(Entries with chart source code)
········
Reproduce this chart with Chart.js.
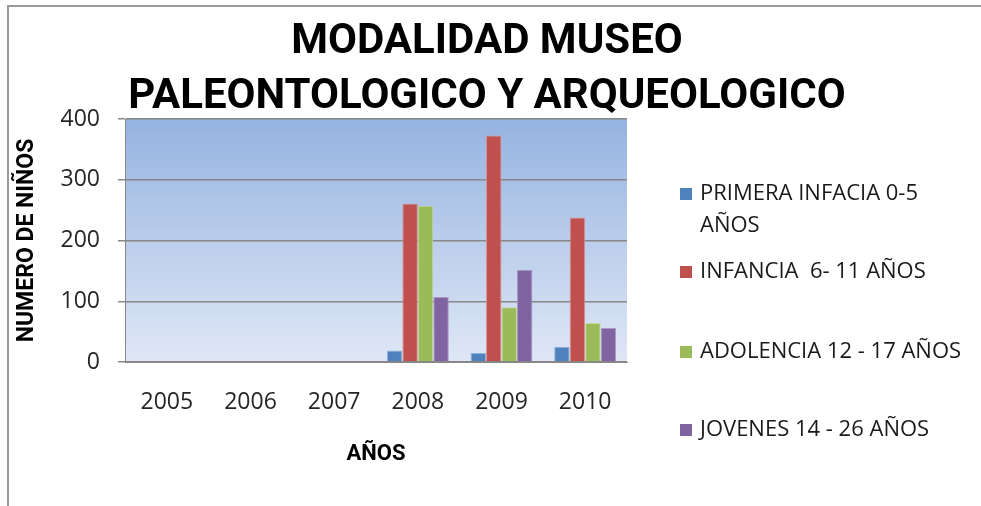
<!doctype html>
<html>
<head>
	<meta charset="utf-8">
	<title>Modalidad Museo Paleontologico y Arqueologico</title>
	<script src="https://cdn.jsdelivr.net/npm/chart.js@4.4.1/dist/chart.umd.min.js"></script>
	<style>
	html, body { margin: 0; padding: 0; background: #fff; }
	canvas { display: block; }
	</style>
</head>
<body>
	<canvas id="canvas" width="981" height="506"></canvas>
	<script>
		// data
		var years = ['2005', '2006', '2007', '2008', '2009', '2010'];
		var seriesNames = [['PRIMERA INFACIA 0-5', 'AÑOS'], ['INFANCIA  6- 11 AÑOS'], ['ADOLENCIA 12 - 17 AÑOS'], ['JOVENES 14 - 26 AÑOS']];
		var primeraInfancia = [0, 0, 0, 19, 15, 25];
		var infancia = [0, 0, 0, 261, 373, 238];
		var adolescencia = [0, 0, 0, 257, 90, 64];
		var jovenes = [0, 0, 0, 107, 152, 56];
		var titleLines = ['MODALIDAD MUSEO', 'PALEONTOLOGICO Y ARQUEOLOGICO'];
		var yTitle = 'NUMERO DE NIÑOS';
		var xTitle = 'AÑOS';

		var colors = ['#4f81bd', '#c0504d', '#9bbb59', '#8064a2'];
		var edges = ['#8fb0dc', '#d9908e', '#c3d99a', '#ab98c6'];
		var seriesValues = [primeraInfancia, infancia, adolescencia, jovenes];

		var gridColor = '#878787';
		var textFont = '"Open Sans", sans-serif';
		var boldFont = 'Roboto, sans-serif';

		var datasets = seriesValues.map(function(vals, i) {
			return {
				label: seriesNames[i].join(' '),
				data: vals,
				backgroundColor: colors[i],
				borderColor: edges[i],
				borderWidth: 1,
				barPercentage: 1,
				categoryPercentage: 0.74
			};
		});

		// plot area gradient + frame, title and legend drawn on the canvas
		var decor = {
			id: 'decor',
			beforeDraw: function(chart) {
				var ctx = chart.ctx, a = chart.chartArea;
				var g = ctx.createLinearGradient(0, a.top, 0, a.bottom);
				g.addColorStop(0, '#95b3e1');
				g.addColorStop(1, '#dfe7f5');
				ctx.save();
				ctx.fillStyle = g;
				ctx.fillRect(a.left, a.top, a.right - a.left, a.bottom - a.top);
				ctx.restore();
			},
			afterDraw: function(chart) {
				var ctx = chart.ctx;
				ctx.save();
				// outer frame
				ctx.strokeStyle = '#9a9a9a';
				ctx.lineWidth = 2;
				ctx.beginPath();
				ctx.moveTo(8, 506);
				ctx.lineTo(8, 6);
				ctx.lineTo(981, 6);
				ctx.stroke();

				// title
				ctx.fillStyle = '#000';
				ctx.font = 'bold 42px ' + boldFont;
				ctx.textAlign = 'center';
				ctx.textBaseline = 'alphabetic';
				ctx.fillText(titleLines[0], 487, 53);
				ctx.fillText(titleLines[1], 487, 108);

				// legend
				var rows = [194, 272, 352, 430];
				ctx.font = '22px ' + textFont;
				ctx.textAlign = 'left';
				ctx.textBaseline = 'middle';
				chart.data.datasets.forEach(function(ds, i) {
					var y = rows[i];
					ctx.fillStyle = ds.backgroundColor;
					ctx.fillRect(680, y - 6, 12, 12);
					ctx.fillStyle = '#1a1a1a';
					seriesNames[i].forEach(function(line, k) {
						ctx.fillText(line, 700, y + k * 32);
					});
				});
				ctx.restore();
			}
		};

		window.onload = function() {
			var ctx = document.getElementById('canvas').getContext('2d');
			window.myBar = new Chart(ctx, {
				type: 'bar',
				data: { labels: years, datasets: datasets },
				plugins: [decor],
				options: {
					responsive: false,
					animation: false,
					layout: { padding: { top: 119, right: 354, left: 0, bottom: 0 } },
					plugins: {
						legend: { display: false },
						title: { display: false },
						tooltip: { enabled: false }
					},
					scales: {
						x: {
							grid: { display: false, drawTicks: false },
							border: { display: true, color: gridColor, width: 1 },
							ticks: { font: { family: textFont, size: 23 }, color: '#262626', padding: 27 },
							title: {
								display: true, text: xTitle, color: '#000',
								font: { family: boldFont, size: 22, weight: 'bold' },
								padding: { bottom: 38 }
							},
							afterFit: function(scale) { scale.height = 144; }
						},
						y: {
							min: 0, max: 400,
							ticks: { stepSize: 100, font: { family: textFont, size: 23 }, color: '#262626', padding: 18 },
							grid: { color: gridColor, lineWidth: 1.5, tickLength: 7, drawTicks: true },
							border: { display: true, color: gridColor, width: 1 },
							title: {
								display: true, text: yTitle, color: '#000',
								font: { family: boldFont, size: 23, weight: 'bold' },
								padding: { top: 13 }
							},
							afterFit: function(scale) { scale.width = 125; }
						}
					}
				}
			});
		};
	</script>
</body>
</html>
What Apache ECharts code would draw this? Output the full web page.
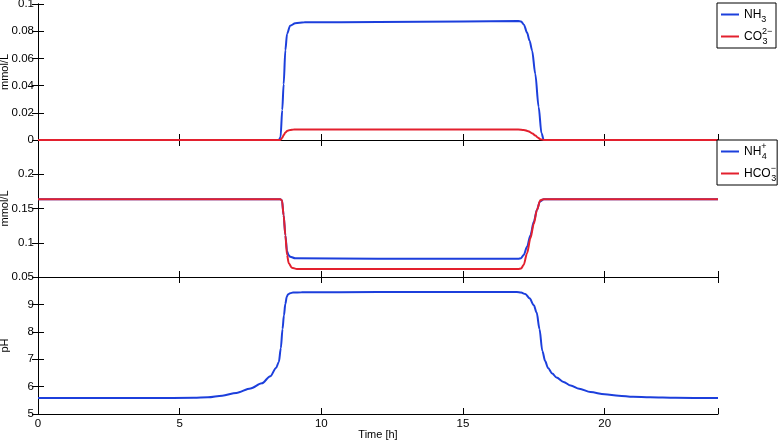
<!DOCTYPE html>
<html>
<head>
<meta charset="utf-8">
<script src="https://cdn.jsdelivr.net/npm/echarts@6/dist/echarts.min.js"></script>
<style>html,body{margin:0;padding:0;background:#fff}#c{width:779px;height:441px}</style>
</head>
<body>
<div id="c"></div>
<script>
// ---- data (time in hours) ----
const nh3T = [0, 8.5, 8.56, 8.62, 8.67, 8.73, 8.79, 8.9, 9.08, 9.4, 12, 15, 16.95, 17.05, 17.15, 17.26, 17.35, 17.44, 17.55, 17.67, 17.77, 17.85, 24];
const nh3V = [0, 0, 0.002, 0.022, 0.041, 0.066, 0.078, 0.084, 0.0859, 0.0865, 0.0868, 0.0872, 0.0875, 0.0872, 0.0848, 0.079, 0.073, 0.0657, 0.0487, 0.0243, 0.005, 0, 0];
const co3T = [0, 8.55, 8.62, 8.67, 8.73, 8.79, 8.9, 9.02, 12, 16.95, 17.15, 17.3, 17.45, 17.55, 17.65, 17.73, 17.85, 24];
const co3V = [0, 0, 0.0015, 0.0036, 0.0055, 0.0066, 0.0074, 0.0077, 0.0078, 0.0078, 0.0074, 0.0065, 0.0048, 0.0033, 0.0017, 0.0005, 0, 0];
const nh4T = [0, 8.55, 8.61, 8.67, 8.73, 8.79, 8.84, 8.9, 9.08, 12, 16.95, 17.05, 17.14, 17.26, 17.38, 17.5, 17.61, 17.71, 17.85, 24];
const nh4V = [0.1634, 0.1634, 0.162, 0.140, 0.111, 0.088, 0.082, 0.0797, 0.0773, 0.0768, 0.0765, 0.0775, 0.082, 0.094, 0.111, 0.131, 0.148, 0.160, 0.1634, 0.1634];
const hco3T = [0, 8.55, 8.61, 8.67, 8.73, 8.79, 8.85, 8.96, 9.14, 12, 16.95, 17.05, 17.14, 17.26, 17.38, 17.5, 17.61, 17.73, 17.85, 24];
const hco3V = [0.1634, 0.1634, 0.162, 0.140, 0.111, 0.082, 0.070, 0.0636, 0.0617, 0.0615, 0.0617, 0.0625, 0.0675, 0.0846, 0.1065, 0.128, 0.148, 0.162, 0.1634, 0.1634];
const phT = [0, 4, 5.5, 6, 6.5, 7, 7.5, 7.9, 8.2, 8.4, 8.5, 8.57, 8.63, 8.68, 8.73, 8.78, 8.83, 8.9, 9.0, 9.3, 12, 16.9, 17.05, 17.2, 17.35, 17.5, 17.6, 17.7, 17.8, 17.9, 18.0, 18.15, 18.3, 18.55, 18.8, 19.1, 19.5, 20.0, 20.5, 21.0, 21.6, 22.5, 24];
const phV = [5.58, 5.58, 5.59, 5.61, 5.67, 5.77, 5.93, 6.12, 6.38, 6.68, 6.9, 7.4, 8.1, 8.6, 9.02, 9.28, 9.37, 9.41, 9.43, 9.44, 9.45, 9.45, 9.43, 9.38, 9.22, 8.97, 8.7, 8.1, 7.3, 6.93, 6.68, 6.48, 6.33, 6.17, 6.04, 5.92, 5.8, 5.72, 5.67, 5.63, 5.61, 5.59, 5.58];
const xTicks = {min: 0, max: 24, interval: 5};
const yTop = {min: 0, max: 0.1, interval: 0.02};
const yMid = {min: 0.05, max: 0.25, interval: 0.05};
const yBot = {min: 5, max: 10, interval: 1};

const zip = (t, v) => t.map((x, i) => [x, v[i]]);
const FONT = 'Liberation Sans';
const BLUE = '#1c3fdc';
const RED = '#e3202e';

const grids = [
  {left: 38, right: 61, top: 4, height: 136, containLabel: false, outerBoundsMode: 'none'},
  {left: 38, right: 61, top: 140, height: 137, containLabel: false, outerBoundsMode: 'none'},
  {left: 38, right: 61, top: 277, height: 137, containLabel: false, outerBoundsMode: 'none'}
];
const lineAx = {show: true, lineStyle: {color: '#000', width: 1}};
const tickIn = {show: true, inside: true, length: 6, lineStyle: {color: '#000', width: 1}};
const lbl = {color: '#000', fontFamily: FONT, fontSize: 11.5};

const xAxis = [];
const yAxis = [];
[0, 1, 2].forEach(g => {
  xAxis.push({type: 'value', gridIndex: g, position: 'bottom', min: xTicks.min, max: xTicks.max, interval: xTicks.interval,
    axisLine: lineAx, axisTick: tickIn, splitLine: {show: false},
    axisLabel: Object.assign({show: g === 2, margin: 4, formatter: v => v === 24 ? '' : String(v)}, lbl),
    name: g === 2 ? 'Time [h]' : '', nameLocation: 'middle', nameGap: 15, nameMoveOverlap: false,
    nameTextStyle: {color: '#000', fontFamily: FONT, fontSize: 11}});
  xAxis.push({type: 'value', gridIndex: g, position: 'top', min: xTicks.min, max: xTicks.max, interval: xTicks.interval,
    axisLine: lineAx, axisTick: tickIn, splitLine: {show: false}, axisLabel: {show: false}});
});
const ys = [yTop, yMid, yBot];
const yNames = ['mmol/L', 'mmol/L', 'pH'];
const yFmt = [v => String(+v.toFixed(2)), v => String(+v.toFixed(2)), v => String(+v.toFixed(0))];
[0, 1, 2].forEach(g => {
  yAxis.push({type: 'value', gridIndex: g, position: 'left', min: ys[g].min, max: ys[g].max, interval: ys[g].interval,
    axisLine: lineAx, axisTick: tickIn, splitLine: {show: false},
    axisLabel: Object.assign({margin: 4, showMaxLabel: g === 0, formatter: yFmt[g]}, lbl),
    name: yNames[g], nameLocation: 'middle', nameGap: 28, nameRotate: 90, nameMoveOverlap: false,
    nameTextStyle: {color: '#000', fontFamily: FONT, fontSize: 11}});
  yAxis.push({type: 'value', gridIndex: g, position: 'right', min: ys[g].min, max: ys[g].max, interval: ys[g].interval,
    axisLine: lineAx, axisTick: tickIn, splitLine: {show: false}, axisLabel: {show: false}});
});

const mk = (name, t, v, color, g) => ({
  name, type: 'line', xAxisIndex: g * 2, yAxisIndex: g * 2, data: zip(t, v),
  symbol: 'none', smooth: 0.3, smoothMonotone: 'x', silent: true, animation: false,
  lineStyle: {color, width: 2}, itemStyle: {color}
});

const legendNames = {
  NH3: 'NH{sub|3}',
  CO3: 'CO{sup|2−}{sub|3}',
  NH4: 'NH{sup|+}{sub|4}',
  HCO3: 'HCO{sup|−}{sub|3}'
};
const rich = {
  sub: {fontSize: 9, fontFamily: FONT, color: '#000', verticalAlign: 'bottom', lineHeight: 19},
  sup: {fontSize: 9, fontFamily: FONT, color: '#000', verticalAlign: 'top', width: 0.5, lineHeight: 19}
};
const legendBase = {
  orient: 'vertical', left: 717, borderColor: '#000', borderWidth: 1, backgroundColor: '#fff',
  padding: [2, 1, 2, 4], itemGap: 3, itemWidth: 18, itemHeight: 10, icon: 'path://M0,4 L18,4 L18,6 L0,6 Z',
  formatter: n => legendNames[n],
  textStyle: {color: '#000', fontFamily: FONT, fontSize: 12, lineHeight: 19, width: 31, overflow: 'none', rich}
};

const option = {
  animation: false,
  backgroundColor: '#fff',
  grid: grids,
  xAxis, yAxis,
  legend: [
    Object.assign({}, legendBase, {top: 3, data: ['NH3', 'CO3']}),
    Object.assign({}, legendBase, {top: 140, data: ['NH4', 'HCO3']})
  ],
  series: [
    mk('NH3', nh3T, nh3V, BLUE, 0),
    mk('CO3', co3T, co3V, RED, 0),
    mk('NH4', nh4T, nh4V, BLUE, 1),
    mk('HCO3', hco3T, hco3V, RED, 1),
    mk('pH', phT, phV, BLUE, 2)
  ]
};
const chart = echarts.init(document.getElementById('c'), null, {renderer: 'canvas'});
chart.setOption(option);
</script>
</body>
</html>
········
▶ Problem description
Find and count the lines of the data that include the string "this", and report that figure by itself.

▶ Solution to the problem
2